Both acoustic and electric bassists have influenced me due to my fascination with jazz. It’s hard to pinpoint favourites, but Ron Carter, Ray Brown, Jaco Pastorius and Anthony Jackson are certainly among them. I continue to enjoy the challenge of the four string electric bass and love the fact that anything played on the acoustic bass, aside from Arco, is easily transferable. The secret of playing bass well is that there is no secret. There’s certainly magic in all good music, but playing with a solid time feel, a great ITEM03_mike mathews 2sound and being dedicated enough to work on one’s shortcomings is pretty obvious. Understanding how the whole musical jigsaw fits together also helps to create meaningful bass lines. This naturally involves some serious listening. The two basses that I use for 95% of my work are Music Man Stingray and Status Empathy fretless. Rob Green made the fretless for me over 20 years ago.
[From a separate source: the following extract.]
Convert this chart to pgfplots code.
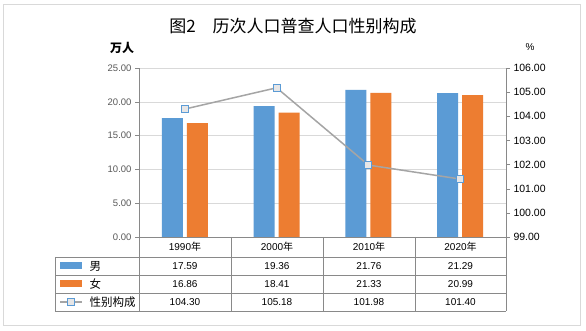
\documentclass[border=0pt]{standalone}
\usepackage{pgfplots}
\pgfplotsset{compat=1.18}
\usepackage{fontspec}
\setmainfont{Liberation Sans}
\newfontfamily\cjk{Noto Sans CJK SC}
\definecolor{cblue}{HTML}{5B9BD5}
\definecolor{corange}{HTML}{ED7D31}
\definecolor{lgray}{HTML}{A5A5A5}
\definecolor{mfill}{HTML}{E7E6E6}
\definecolor{gridgray}{HTML}{D9D9D9}
\definecolor{axgray}{HTML}{898989}
\definecolor{ticktext}{HTML}{595959}
\definecolor{framegray}{HTML}{D9D9D9}
\begin{document}
\begin{tikzpicture}[x=1pt,y=1pt]
\useasboundingbox (0,0) rectangle (586,331);
\fill[white] (0,0) rectangle (586,331);
\draw[framegray] (3.5,6) rectangle (580.5,327);
% title and unit labels
\node[font=\cjk\fontsize{17}{18}\selectfont] at (293,305) {图2　历次人口普查人口性别构成};
\node[font=\cjk\bfseries\fontsize{12}{13}\selectfont] at (122,283) {万人};
\node[font=\fontsize{10}{11}\selectfont] at (530,284) {\%};
\begin{axis}[
  at={(139pt,94pt)}, anchor=south west, scale only axis,
  width=367pt, height=169pt,
  xmin=-0.5, xmax=3.5, ymin=0, ymax=25,
  xtick=\empty, ytick={0,5,...,25},
  axis y line*=left, axis x line*=bottom,
  axis line style={axgray},
  ymajorgrids, grid style={gridgray},
  tick style={axgray}, tick align=outside, major tick length=4pt,
  /pgf/number format/assume math mode=true,
  yticklabel style={font=\fontsize{9.5}{10}\selectfont, text=ticktext,
    /pgf/number format/.cd, fixed, fixed zerofill, precision=2},
  ybar, bar width=21pt,
]
\addplot[fill=cblue, draw=none, bar shift=-12.5pt] coordinates {(0,17.59) (1,19.36) (2,21.76) (3,21.29)};
\addplot[fill=corange, draw=none, bar shift=12.5pt] coordinates {(0,16.86) (1,18.41) (2,21.33) (3,20.99)};
\end{axis}
\begin{axis}[
  at={(139pt,94pt)}, anchor=south west, scale only axis,
  width=367pt, height=169pt,
  xmin=-0.5, xmax=3.5, ymin=99, ymax=106,
  xtick=\empty, ytick={99,100,...,106},
  axis y line*=right, axis x line=none,
  axis line style={axgray},
  tick style={axgray}, tick align=outside, major tick length=4pt,
  /pgf/number format/assume math mode=true,
  yticklabel style={font=\fontsize{10.5}{11}\selectfont, text=black,
    /pgf/number format/.cd, fixed, fixed zerofill, precision=2},
]
\addplot[lgray, line width=1.5pt, mark=square*, mark size=3.5pt,
  mark options={fill=mfill, draw=cblue, line width=1pt}]
  coordinates {(0,104.30) (1,105.18) (2,101.98) (3,101.40)};
\end{axis}
% data table
\begin{scope}[axgray, line width=0.8pt]
\draw (55,74) -- (506,74);
\draw (55,56) -- (506,56);
\draw (55,38) -- (506,38);
\draw (55,20) -- (506,20);
\draw (55,74) -- (55,20);
\draw (139,94) -- (139,20);
\draw (231,94) -- (231,20);
\draw (323,94) -- (323,20);
\draw (415,94) -- (415,20);
\draw (506,94) -- (506,20);
\end{scope}
\fill[cblue] (60,61.5) rectangle (82,68.5);
\fill[corange] (60,43.5) rectangle (82,50.5);
\draw[lgray, line width=1.5pt] (60,29) -- (82,29);
\filldraw[fill=mfill, draw=cblue, line width=1pt] (67.5,25.5) rectangle (74.5,32.5);
\begin{scope}[every node/.style={font=\cjk\fontsize{11.5}{12}\selectfont, anchor=west}]
\node at (86,65) {男};
\node at (86,47) {女};
\node at (86,29) {性别构成};
\end{scope}
\begin{scope}[every node/.style={font=\fontsize{10}{11}\selectfont}]
\node at (185,84) {1990{\cjk 年}};
\node at (277,84) {2000{\cjk 年}};
\node at (369,84) {2010{\cjk 年}};
\node at (460.5,84) {2020{\cjk 年}};
\node at (185,65) {17.59};
\node at (277,65) {19.36};
\node at (369,65) {21.76};
\node at (460.5,65) {21.29};
\node at (185,47) {16.86};
\node at (277,47) {18.41};
\node at (369,47) {21.33};
\node at (460.5,47) {20.99};
\node at (185,29) {104.30};
\node at (277,29) {105.18};
\node at (369,29) {101.98};
\node at (460.5,29) {101.40};
\end{scope}
\end{tikzpicture}
\end{document}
It’s my “no excuses” bass because it plays so beautifully that the only limitations are my own. I’ve never been able to find a finer instrument. The Music Man is a good workhorse, it was purchased to nationally tour the original Melbourne run of the Cats theatre show. I played 650 shows with this bass over a two-year period so it has become my “old pair of jeans”. The down- side is that if I see a cat now I want to tread on it… I have enjoyed playing a large cross-section of musical styles in my career; from touring with the late Gene Pitney, to jazz gigs with virtuoso Joe Chindamo. I feel that keeping an open mind is important in developing a unique style. Most of my favourite players have musically diverse backgrounds that contribute strongly to their musical personalities, so perhaps being a purist is a little overrated. I’m currently promoting my new release Mosaic, which is very much a reflection of my musical philosophy. Although the album is peppered with great improvised solos by some fine musicians, it also features tight, detailed arrangements in a wide variety of styles including funk, swing, Latin and even some Bach. The bass-lines I created to execute the tracks required my fretless, fretted and piccolo basses, and a variety of techniques, including slapping, tapping and muted thumb. Vive la différence!